There are plenty of tools that will run an on-page SEO audit and produce a score. Treat those scores as a prompt for investigation, not a verdict. A page with a low tool score may rank well because the tool is measuring proxies rather than actual ranking signals. A page with a high score may rank poorly because the tool cannot measure content quality, topical authority, or competitive context.

I have sat in too many agency reviews where the conversation centred on a tool score rather than on rankings, traffic, and conversions. The tools are useful for identifying technical issues and flagging missing elements. They are not a substitute for thinking about whether the page is actually good and whether it genuinely serves the searcher’s intent.

Use Google Search Console as your primary source of truth on how pages are performing. It tells you what queries are driving impressions and clicks, where your average position sits, and which pages are gaining or losing ground. That data is more valuable than any third-party audit score, because it reflects what is actually happening in the search results rather than what a tool thinks should be happening.

For location-specific pages, the optimisation considerations extend beyond the standard checklist. Semrush’s guidance on location page SEO covers the additional signals that matter when you are trying to rank for geographically qualified queries, which is a common requirement for multi-location businesses and service providers.

About the Author

Keith Lacy is a marketing strategist and former agency CEO with 20+ years of experience across agency leadership, performance marketing, and commercial strategy. He writes The Marketing Juice to cut through the noise and share what works.

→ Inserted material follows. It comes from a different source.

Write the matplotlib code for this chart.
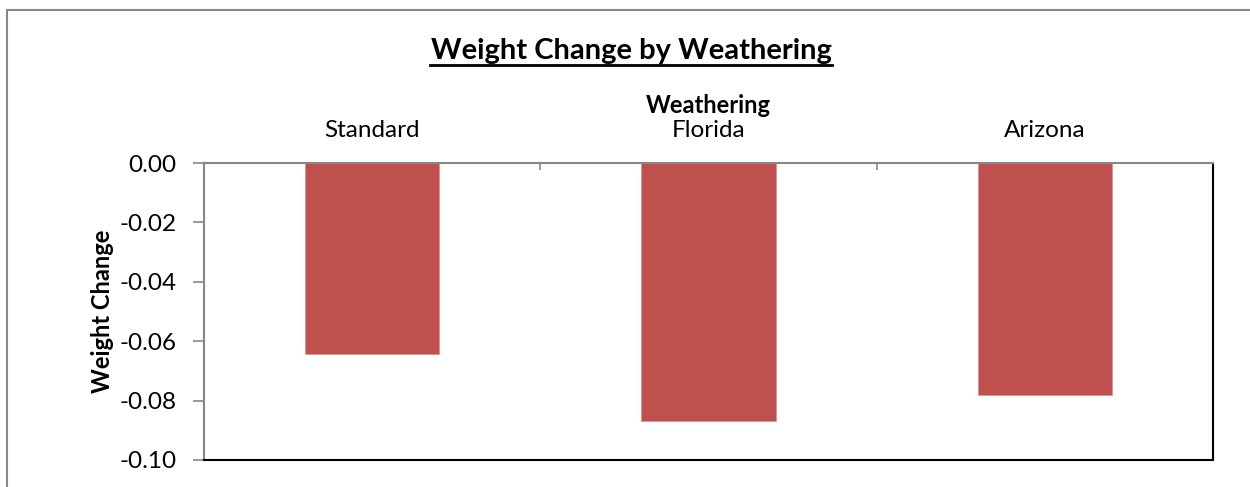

Frequently Asked Questions

How often should I update on-page SEO elements?
There is no fixed schedule, but a quarterly review of your highest-traffic and highest-priority pages is a reasonable baseline. Beyond that, update pages when rankings drop noticeably, when competitors publish stronger content on the same topic, or when the search intent behind a keyword shifts. Title tags and meta descriptions are worth reviewing any time click-through rate falls without a corresponding drop in impressions.
Does keyword density still matter for on-page SEO?
Not as a formula. There is no target percentage to aim for. What matters is that your primary keyword appears naturally in the title tag, H1, opening paragraph, and throughout the body copy at a frequency that reflects genuine coverage of the topic. Over-repetition can trigger keyword stuffing signals, which is counterproductive. Write for the reader and the keyword will appear at an appropriate frequency if the content is well-structured.
What is the difference between on-page and technical SEO?
On-page SEO covers elements within the content and HTML of individual pages: title tags, headings, body copy, internal links, structured data, and so on. Technical SEO covers the infrastructure that affects how search engines crawl and index your site: site speed, XML sitemaps, robots.txt, crawl budget, server response codes, and site architecture. Both matter, and they interact, but they require different skill sets and tools to address.
Can I rank without backlinks if my on-page SEO is strong?
For low-competition queries, yes. If the keyword has limited competition and your on-page signals are strong, a page can rank without significant external link equity. For competitive queries, backlinks remain a significant ranking factor and strong on-page optimisation alone is unlikely to be sufficient. The practical answer is that on-page SEO sets the ceiling for what your link equity can achieve. Without it, links underperform. With it, you maximise the value of whatever authority your site has.
How many keywords should I target on a single page?
One primary keyword per page, supported by a range of semantically related terms and secondary keywords. Trying to target multiple unrelated primary keywords on a single page dilutes the relevance signals for all of them. If you have two distinct keyword targets that reflect different search intents, they typically warrant separate pages. Related terms, synonyms, and supporting keywords can all appear on the same page without conflict, because they reinforce the topical relevance of the primary keyword rather than competing with it.